La conclusion de ce type d'accords repose en grande partie sur le chef d'entreprise, qui doit avoir la volonté de sortir des sentiers battus et le faire savoir à l'ensemble de ses collaborateurs. Très souvent, la discrimination résulte simplement du maintien d'habitudes et non pas de la volonté de discriminer. La recherche de cette égalité, de cette diversité, est aussi le signe d'une capacité d'innovation.

IF - S'agissant de la mesure statistique des discriminations, la récente position de la Cnil, qui rejette tout recensement “ethnique", vous semble-t-elle favoriser la lutte contre les discriminations touchant les minorités dites “visibles" ?

L. S. - La Cnil a en effet rendu un très bon avis sur ce sujet, disant qu'il ne faut pas classer les individus selon des critères “ethno-raciaux", critères réducteurs qui n'ont pas de réalité scientifique. L'expérience prouve que ce n'est pas parce qu'on dispose des statistiques ethniques que la discrimination recule. On a même constaté que l'écart tendait à s'aggraver plutôt qu'à décroître dans les pays qui les pratiquent comme les États-Unis.

IF - Les PME représentent près de 80 % de l'emploi en France, et l'emploi de proximité qu'elles privilégient peut induire des discriminations. Quels moyens de lutte la Halde leur offre-t-elle ?

L. S. - Toutes les entreprises, et notamment les PME, ont tout à gagner de la diversité en termes de créativité et d'innovation. C'est pourquoi la Halde a mis en place un échange d'informations entre les très grandes entreprises d'abord, qui a été élargi à l'ensemble des entreprises. Les méthodes utilisées pour lutter contre la discrimination et promouvoir l'égalité des chances ont été recensées. Ces “bonnes pratiques" sont diffusées sur le site de la Halde, afin que chaque entreprise puisse s'informer des méthodes mises en œuvre ailleurs.
Par ailleurs, un groupe de travail avec les PME a été constitué dans la région Paca, et des groupes comparables seront constitués prochainement en région parisienne, puis dans d'autres régions. Ils formuleront des propositions, et identifieront des outils légers pour lutter contre la discrimination dans les PME.
Une étude comparative au niveau européen sur les PME et leurs outils de lutte contre la discrimination est disponible depuis fin décembre, elle est publiée sur le site internet de la Halde. Enfin, une brochure à destination des PME est en cours d'élaboration.

[(

La boîte à outils législative et conventionnelle

En 2004 paraissait le rapport “Les oubliés de l'égalité des chances", suivi de la Charte de la diversité lancée par la président d'Axa, Claude Bébéar.

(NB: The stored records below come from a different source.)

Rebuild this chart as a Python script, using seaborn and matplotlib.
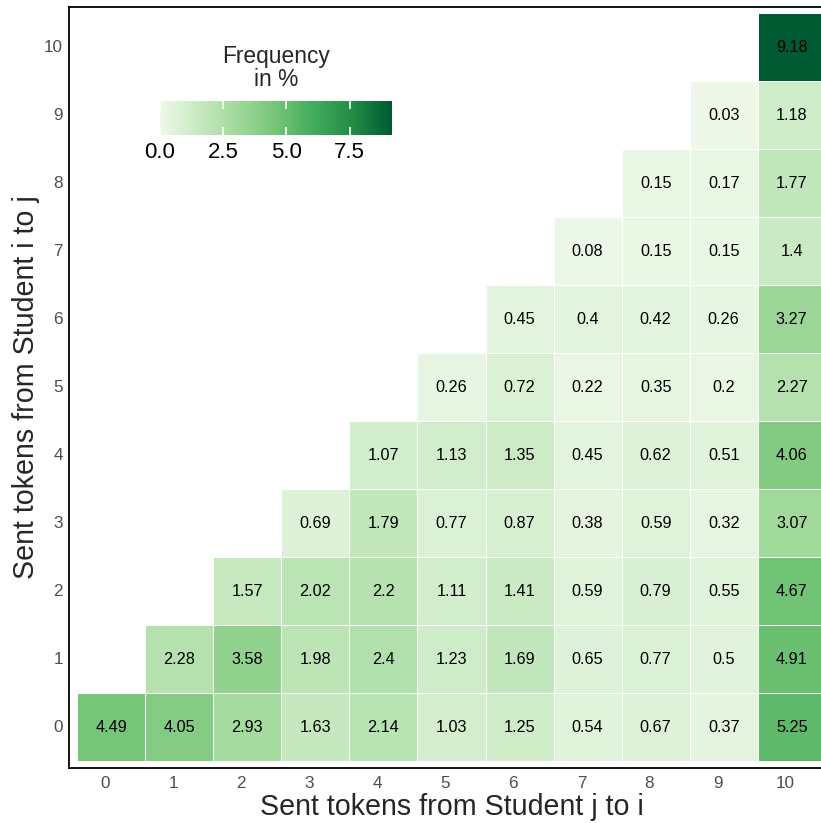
import numpy as np
import pandas as pd
import matplotlib
matplotlib.use("Agg")
import matplotlib.pyplot as plt
from matplotlib.colors import LinearSegmentedColormap
import seaborn as sns

# Tokens sent from student j to i (columns) and from i to j (rows)
tokens = list(range(11))

# Frequencies in %, one list per row (i -> j), starting at column == row
row_0 = [4.49, 4.05, 2.93, 1.63, 2.14, 1.03, 1.25, 0.54, 0.67, 0.37, 5.25]
row_1 = [2.28, 3.58, 1.98, 2.4, 1.23, 1.69, 0.65, 0.77, 0.5, 4.91]
row_2 = [1.57, 2.02, 2.2, 1.11, 1.41, 0.59, 0.79, 0.55, 4.67]
row_3 = [0.69, 1.79, 0.77, 0.87, 0.38, 0.59, 0.32, 3.07]
row_4 = [1.07, 1.13, 1.35, 0.45, 0.62, 0.51, 4.06]
row_5 = [0.26, 0.72, 0.22, 0.35, 0.2, 2.27]
row_6 = [0.45, 0.4, 0.42, 0.26, 3.27]
row_7 = [0.08, 0.15, 0.15, 1.4]
row_8 = [0.15, 0.17, 1.77]
row_9 = [0.03, 1.18]
row_10 = [9.18]
rows = [row_0, row_1, row_2, row_3, row_4, row_5, row_6, row_7, row_8, row_9, row_10]

colorbar_ticks = [0.0, 2.5, 5.0, 7.5]

# Build the upper-triangular frequency matrix
n = len(tokens)
mat = np.full((n, n), np.nan)
for i, vals in enumerate(rows):
    mat[i, i:i + len(vals)] = vals
freq = pd.DataFrame(mat, index=tokens, columns=tokens)
labels = freq.apply(lambda col: col.map(lambda v: "" if np.isnan(v) else format(v, "g")))

greens = ["#EDF8E9", "#C7E9C0", "#A1D99B", "#74C476", "#41AB5D", "#238B45", "#005A32"]
cmap = LinearSegmentedColormap.from_list("greens7", greens)

sns.set_style("white")
plt.rcParams["font.family"] = ["Liberation Sans", "DejaVu Sans"]

fig = plt.figure(figsize=(8.21, 8.23), dpi=100)
ax = fig.add_axes([69 / 821, 55 / 823, 765 / 821, 761 / 823])

sns.heatmap(
    freq, ax=ax, mask=freq.isna(), cmap=cmap, vmin=0, vmax=np.nanmax(mat),
    annot=labels.values, fmt="", annot_kws={"fontsize": 11.7, "color": "black"},
    linewidths=0.7, linecolor="white", cbar=False, square=False,
)

ax.set_xlim(-0.12, 11.12)
ax.set_ylim(-0.1, 11.09)
ax.set_xticks(np.arange(n) + 0.5 - 0.09)
ax.set_xticklabels([str(t) for t in tokens], rotation=0)
ax.set_yticks(np.arange(n) + 0.5)
ax.set_yticklabels([str(t) for t in tokens], rotation=0)
ax.tick_params(axis="both", length=0, labelsize=12.3, labelcolor="#4d4d4d")
ax.tick_params(axis="x", pad=5.5)
ax.tick_params(axis="y", pad=4.3)
ax.set_xlabel("")
ax.set_ylabel("")
for side in ["left", "bottom", "top", "right"]:
    ax.spines[side].set_visible(True)
    ax.spines[side].set_color("black")
    ax.spines[side].set_linewidth(1.3)

fig.text(451.5 / 821, 8 / 823, "Sent tokens from Student j to i",
         ha="center", va="baseline", fontsize=20.6)
fig.text(26 / 821, 1 - 387.5 / 823, "Sent tokens from Student i to j",
         ha="center", va="center", rotation=90, fontsize=20.6)

# Horizontal colour guide inside the panel
cax = fig.add_axes([160 / 821, 1 - 135 / 823, 232 / 821, 34 / 823])
cb = fig.colorbar(ax.collections[0], cax=cax, orientation="horizontal")
cb.outline.set_visible(False)
cb.set_ticks(colorbar_ticks)
cb.set_ticklabels([f"{t:.1f}" for t in colorbar_ticks])
cax.set_axisbelow(False)
cax.tick_params(axis="x", which="major", direction="in", color="white", length=6,
                width=1.2, top=True, bottom=True, labelsize=16,
                labelcolor="black", pad=5)
cax.minorticks_off()
fig.text(276 / 821, 1 - 68 / 823, "Frequency\nin %", ha="center", va="center",
         fontsize=16.4, linespacing=1.05)

fig.savefig("out.png", dpi=100)
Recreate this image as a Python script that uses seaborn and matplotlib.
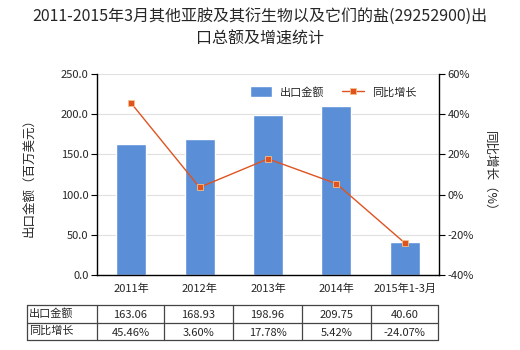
import matplotlib
matplotlib.use("Agg")
import matplotlib.pyplot as plt
import seaborn as sns
import pandas as pd
import numpy as np

categories = ["2011年", "2012年", "2013年", "2014年", "2015年1-3月"]
export_values = [163.06, 168.93, 198.96, 209.75, 40.60]
growth_rates = [45.46, 3.60, 17.78, 5.42, -24.07]
export_labels = ["163.06", "168.93", "198.96", "209.75", "40.60"]
growth_labels = ["45.46%", "3.60%", "17.78%", "5.42%", "-24.07%"]
row_names = ["出口金额", "同比增长"]

sns.set_theme(style="white")
plt.rcParams['font.family'] = ['Noto Sans CJK SC', 'DejaVu Sans']
plt.rcParams['axes.unicode_minus'] = False

W, H = 520, 350
fig = plt.figure(figsize=(W / 100, H / 100), dpi=100)

def rect(x0, y0, x1, y1):
    return [x0 / W, 1 - y1 / H, (x1 - x0) / W, (y1 - y0) / H]

ax = fig.add_axes(rect(97, 74, 439, 275))
df = pd.DataFrame({"cat": categories, "val": export_values, "g": growth_rates})

bar_color = "#5a8fd8"
line_color = "#e0531f"
sns.barplot(data=df, x="cat", y="val", ax=ax, color=bar_color, width=0.44,
            saturation=1, label="出口金额")
ax.set_ylim(0, 250)
ax.set_yticks(np.arange(0, 251, 50))
ax.set_yticklabels([f"{v:.1f}" for v in np.arange(0, 251, 50)], fontsize=8)
ax.set_xlim(-0.5, 4.5)
ax.set_xlabel("")
ax.set_ylabel("出口金额（百万美元）", fontsize=9, labelpad=18)
ax.tick_params(axis="x", labelsize=8, length=0, pad=6)
ax.tick_params(axis="y", length=4, width=0.8, color="black", pad=2, left=True)
ax.grid(axis="y", color="#e0e0e0", linewidth=0.8)
ax.set_axisbelow(True)
for s in ["top", "right"]:
    ax.spines[s].set_visible(False)
ax.spines["left"].set_color("black")
ax.spines["bottom"].set_color("black")
ax.spines["left"].set_linewidth(1)
ax.spines["bottom"].set_linewidth(1)

ax2 = ax.twinx()
sns.lineplot(x=np.arange(len(categories)), y=growth_rates, ax=ax2, color=line_color,
             linewidth=1, marker="s", markersize=4, markerfacecolor=line_color,
             markeredgecolor="#f5c08a", markeredgewidth=0.6, label="同比增长")
ax2.set_ylim(-40, 60)
ax2.set_yticks(np.arange(-40, 61, 20))
ax2.set_yticklabels([f"{v}%" for v in range(-40, 61, 20)], fontsize=8)
ax2.set_ylabel("同比增长（%）", fontsize=9, rotation=270, labelpad=16)
ax2.tick_params(axis="y", length=4, width=0.8, color="black", pad=2, right=True)
for s in ["top", "left", "bottom"]:
    ax2.spines[s].set_visible(False)
ax2.spines["right"].set_color("black")
ax2.spines["right"].set_linewidth(1)
ax2.grid(False)
if ax2.get_legend():
    ax2.get_legend().remove()
if ax.get_legend():
    ax.get_legend().remove()

h1, l1 = ax.get_legend_handles_labels()
h2, l2 = ax2.get_legend_handles_labels()
fig.legend(h1 + h2, l1 + l2, loc="center", bbox_to_anchor=(333 / W, 1 - 92 / H),
           ncol=2, frameon=False, fontsize=8, handlelength=2.0, handleheight=1.1,
           columnspacing=1.6, handletextpad=0.7)

fig.suptitle("2011-2015年3月其他亚胺及其衍生物以及它们的盐(29252900)出\n口总额及增速统计",
             fontsize=11.5, y=1 - 8 / H, va="top", linespacing=1.45)

# data table
tax = fig.add_axes([0, 0, 1, 1])
tax.set_xlim(0, W)
tax.set_ylim(H, 0)
tax.axis("off")
xs = [27, 97, 164, 233, 302, 371, 438]
ys = [305, 323, 340]
for y in ys:
    tax.plot([xs[0], xs[-1]], [y, y], color="#444444", lw=0.9)
for x in xs:
    tax.plot([x, x], [ys[0], ys[-1]], color="#444444", lw=0.9)
rows = [export_labels, growth_labels]
for r in range(2):
    yc = (ys[r] + ys[r + 1]) / 2
    tax.text(xs[0] + 2, yc - 1, row_names[r], fontsize=8, va="center", ha="left")
    for c in range(5):
        tax.text((xs[c + 1] + xs[c + 2]) / 2, yc + 1, rows[r][c], fontsize=8,
                 va="center", ha="center")

fig.savefig("out.png", dpi=100)
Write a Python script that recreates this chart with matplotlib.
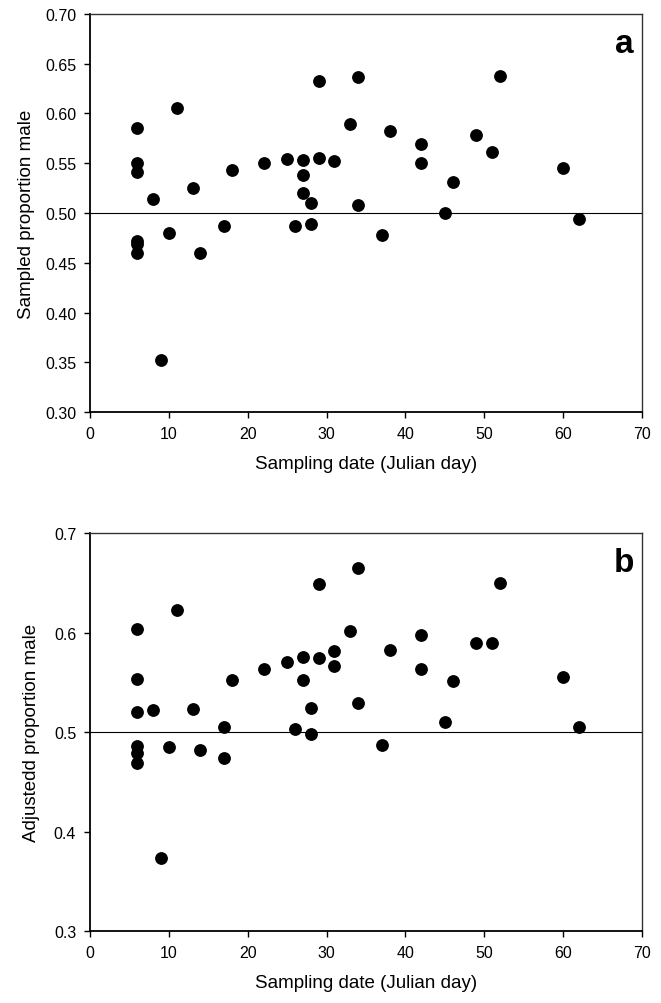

Cette dernière visait à faire respecter la non-discrimination à l'embauche, à encourager les entreprises à refléter les diverses composantes de la société française. Elle a été signée par environ 2 000 entreprises, parmi lesquelles celles du Cac 40.

Créée la même année (loi n° 2004-1486 du 30 décembre 2004) et opérationnelle depuis le printemps 2005, la Halde peut être saisie directement de toute plainte pour tous les types de discriminations touchant à l'emploi, au logement, à l'accès aux services ou à la culture. Elle est dotée par l'État d'un budget de 10,7 millions d'euros, et compte 50 salariés à temps plein, dont une majorité de juristes. Elle joue un rôle de médiation, mais aussi d'instruction de dossiers transmis au procureur de la République lorsque les faits relèvent de délits ou de crimes.

Les partenaires sociaux ne sont pas restés inactifs en signant l'accord interprofessionnel sur la diversité et la lutte contre les discriminations, en octobre 2006. Toutes les entreprises de plus de 50 salariés sont tenues de mettre en place des Commissions de la diversité, un poste de “correspondant égalité des chances" est créé pour garantir la non discrimination en termes de recrutement, d'affectation, de rémunération, de formation et de déroulement de carrière. Le “CV anonyme" est néanmoins resté expérimental, les partenaires sociaux n'ayant pas souhaité l'application stricte de cette disposition.